3 December 2007 by Shifrah Combiths

Peaberry Coffee: A Cup Above

Imagine that you’ve savored many, many kinds of coffee. You’ve traversed the spectrum of roasts from the lightest, brightest grain-tasting ones through the blackest French roasts, bittersweet and oozing with oil. You’ve straddled continents, enjoying beans harvested on Jamaican mountaintops or from beneath banana trees in Colombia. You’ve been brewing it your favorite way – in a coffee press, letting the hot water swirl with the grounds, picking up flavor and natural oils that seep through the mesh of the plunger and into your awaiting mug.

You’ve alighted on a variety of coffee that fills you with delicious anticipation as you wait to drink it, one that delights you with its intricate flavor at every sip. Now, what if someone told you that you could obtain an even more concentrated and intense version of your favorite? Coffee aficionados the world over believe that peaberry coffee is exactly that.  

Spawning the name of many specialty coffee shops, the word might be familiar. Peaberry coffee is made from a particular type of coffee bean. It has nothing to do with the coffee’s country of origin or roasting method. A peaberry coffee bean gets its unique identity from the moment of its birth.

Peaberries occur when a coffee plant’s cherry, or drupe (any fruit that has soft flesh enclosing a hard seed or stone), produces only one coffee bean. Typically, each cherry contains two beans. When only one of the two ovaries in a coffee flower is pollinated, a peaberry bean is born. This happens anywhere from two to 10 percent of the time in Arabica crops. The occurrence is usually greater when Arabica is crossbred with robusta beans. In fact, too high an incidence of peaberries could signal infertility in the self-pollinating Arabica plants.  
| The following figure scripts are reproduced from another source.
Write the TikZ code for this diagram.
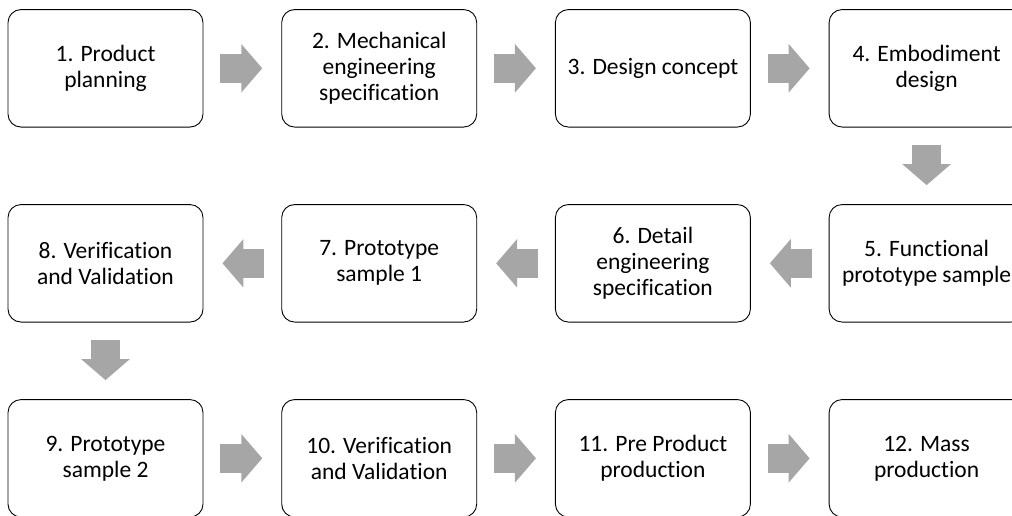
\documentclass[tikz,border=0pt]{standalone}
\usepackage{fontspec}
\setmainfont[Ligatures=CommonOff]{Carlito}
\usetikzlibrary{arrows.meta}
\definecolor{flowgray}{HTML}{A6A6A6}
\tikzset{
  stage/.style={draw=black, line width=0.9pt, rounded corners=13pt,
    minimum width=195pt, minimum height=117.5pt, align=center,
    font=\fontsize{23.5pt}{26pt}\selectfont, inner sep=2pt},
  flow/.style={draw=flowgray, line width=29pt,
    -{Triangle[width=47.5pt,length=21pt]},
    shorten <=17pt, shorten >=19pt},
}
\begin{document}
\begin{tikzpicture}[x=1pt,y=-1pt]
  \useasboundingbox (0,0) rectangle (1012,515);
  \clip (0,0) rectangle (1012,515);
  % row 1
  \node[stage] (s1)  at (105.5,68.3) {1. Product\\planning};
  \node[stage] (s2)  at (379.2,68.3) {2. Mechanical\\engineering\\specification};
  \node[stage] (s3)  at (652.9,68.3) {3. Design concept};
  \node[stage] (s4)  at (926.6,68.3) {4. Embodiment\\design};
  % row 2
  \node[stage] (s5)  at (926.6,263.3) {5. Functional\\prototype sample};
  \node[stage] (s6)  at (652.9,263.3) {6. Detail\\engineering\\specification};
  \node[stage] (s7)  at (379.2,263.3) {7. Prototype\\sample 1};
  \node[stage] (s8)  at (105.5,263.3) {8. Verification\\and Validation};
  % row 3
  \node[stage] (s9)  at (105.5,458.3) {9. Prototype\\sample 2};
  \node[stage] (s10) at (379.2,458.3) {10. Verification\\and Validation};
  \node[stage] (s11) at (652.9,458.3) {11. Pre Product\\production};
  \node[stage] (s12) at (926.6,458.3) {12. Mass\\production};
  % connectors
  \draw[flow] (s1.east) -- (s2.west);
  \draw[flow] (s2.east) -- (s3.west);
  \draw[flow] (s3.east) -- (s4.west);
  \draw[flow] (s4.south) -- (s5.north);
  \draw[flow] (s5.west) -- (s6.east);
  \draw[flow] (s6.west) -- (s7.east);
  \draw[flow] (s7.west) -- (s8.east);
  \draw[flow] (s8.south) -- (s9.north);
  \draw[flow] (s9.east) -- (s10.west);
  \draw[flow] (s10.east) -- (s11.west);
  \draw[flow] (s11.east) -- (s12.west);
\end{tikzpicture}
\end{document}
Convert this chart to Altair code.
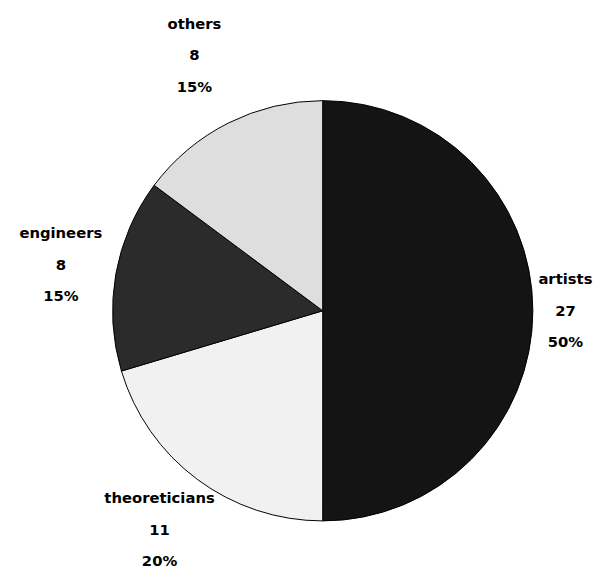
import altair as alt
import pandas as pd

categories = ["artists", "theoreticians", "engineers", "others"]
counts = [27, 11, 8, 8]
fills = ["#141414", "#f1f1f1", "#2b2b2b", "#dedede"]

total = sum(counts)
labels = [f"{c}\n{v}\n{round(v / total * 100)}%" for c, v in zip(categories, counts)]

df = pd.DataFrame({
    "cat": categories,
    "v": counts,
    "label": labels,
    "idx": list(range(len(categories))),
})

base = alt.Chart(df)

arcs = base.mark_arc(radius=213, stroke="black", strokeWidth=1).encode(
    theta=alt.Theta("v:Q", stack=True),
    color=alt.Color("cat:N", scale=alt.Scale(domain=categories, range=fills), legend=None),
    order=alt.Order("idx:Q"),
)

texts = (
    base.transform_joinaggregate(total="sum(v)")
    .transform_window(cum="sum(v)", sort=[alt.SortField("idx")], frame=[None, 0])
    .transform_calculate(
        mid="(datum.cum - datum.v / 2) / datum.total * 2 * PI",
        lr=(
            "246 + 40 * abs(cos(datum.mid)) + 9 * cos(datum.mid)"
            " + max(0, length(datum.cat) - 7) * 8 * pow(abs(sin(datum.mid)), 4)"
        ),
    )
    .mark_text(
        font="DejaVu Sans",
        fontWeight="bold",
        fontSize=15,
        lineBreak="\n",
        lineHeight=32,
        align="center",
        baseline="middle",
        dy=-32,
        color="black",
    )
    .encode(
        theta=alt.Theta("mid:Q", scale=None),
        radius=alt.Radius("lr:Q", scale=None),
        text="label:N",
    )
)

chart = (
    alt.layer(arcs, texts)
    .resolve_scale(theta="independent", radius="independent")
    .properties(
        width=544,
        height=540,
        padding={"left": 47, "top": 33, "right": 5, "bottom": 0},
        autosize=alt.AutoSizeParams(type="none"),
        background="white",
    )
    .configure_view(stroke=None)
)

chart.save("out.html", embed_options={"renderer": "svg", "actions": False})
Termed caracol or caracolillo, “little snail” in Spanish, peaberries are smaller than their doubled counterparts, and are more egg-shaped. In the past, these coffee bean runts were considered inferior and were sorted out from amongst the other beans and discarded. Sometimes, they were just left in with the other beans. But it was since discovered that these little guys have more to offer than meets the eye.  

Peaberry coffee beans produce coffee that’s twice as robust as coffee brewed with normal, twin beans. Peaberry coffees are said to be generally higher in acidity, a term used to describe dryness like that of wine. Basically, peaberries are believed to produce a coffee that’s better version than that brewed from the more common twins.  

It’s a tantalizing possibility. Perhaps the only way to test the hype is to conduct a little coffee tasting session of your own. Find some peaberry coffee, and compare it to its regular counterpart. Maybe you’ll encounter an even better version of the best.